Correct. 
And then I see yesterday on a local news site an article with a suggestive 
title like: a lot of fuzz, but hardly any problems really occurred.

The article itself has a little more nuance, but it is still nice food for 
title hunters (useful if your business model exists of getting as much people 
as possible to generate advertisement hits).

Kees.

-----Original Message-----
From: IBM Mainframe Discussion List [mailto:IBM-MAIN@LISTSERV.UA.EDU] On Behalf 
Of Jeremy Nicoll
Sent: 03 January 2020 15:24
To: IBM-MAIN@LISTSERV.UA.EDU
Subject: Re: it was 20 years ago today

On Fri, 3 Jan 2020, at 00:49, Joel C. Ewing wrote:

> The problem for us was not "how" to fix a single instance of the 
> problem, but finding "where" to fix an unknown number of instances of 
> the problem in 1000's of lines of in-house code and in associated data sets.

I think how complex this was depended a lot on how old a site's applications
were.  It also depended on how long the 'tail' or archived data was.

Suppose you identified all the instances of a single date data column in a 
single 
current file that might be read and rewritten by umpteen programs.  If you 
changed all the programs you'd also need either to change the data in all
the archived files as well, or make the program able to decide whether it 
was running in pre-change or post-change mode.

But you'd also need to change all the other programs that also read those
old archive files.  And that might have knpck-on effects on other files that
they manipulated.

While doing this, you also had to make sure that - if your change failed - 
you could back it out and create/recreate all the related files.

It's rapidly obvious that you can't change all old files in sync with a series
of program changes and still allow all your old, or not-yet-changed
programs to process the old files (because you changed those).

That's why the date-window approach got  used.  The as-yet-unchanged 
programs could contine to read all the archived data, while the updated
programs could handle the old-format data more intelligently.

If I remember correctly, one of the changes that happened (to customer 
TS&Cs) was that we no longer supported customers aged > 100.  I have
no idea what they were meant to do with their money.

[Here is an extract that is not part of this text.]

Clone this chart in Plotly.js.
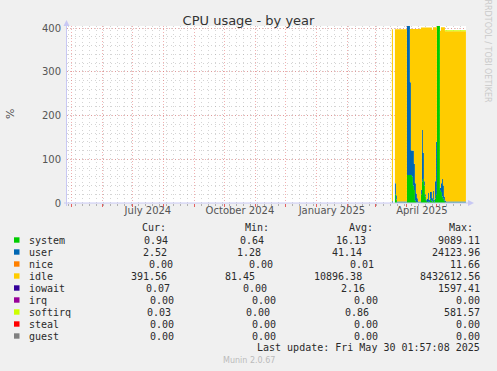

Where I worked (a UK bank), Y2K was a big deal.  A colossal amount of work
was done in the two or so years beforehand, and on the night the computer
centre was heavily staffed - not quite as many of us as on a normal day, but 
nevertheless lots.

We had by then run simulated workloads back and forth across the date
change many times, as well as checking things like how end-of-financial/
tax year/calendendar year processing could be expected to go (at eg end
of March 2000, 5/6 April 2000, 31 Dec 2000) and I expect beyond that as 
eg programmes doing 2-year, 5-year etc historical reports and those doing
forecasting that might not run until some months later also needed to be 
thought to be ok.

-- 
Jeremy Nicoll - my opinions are my own.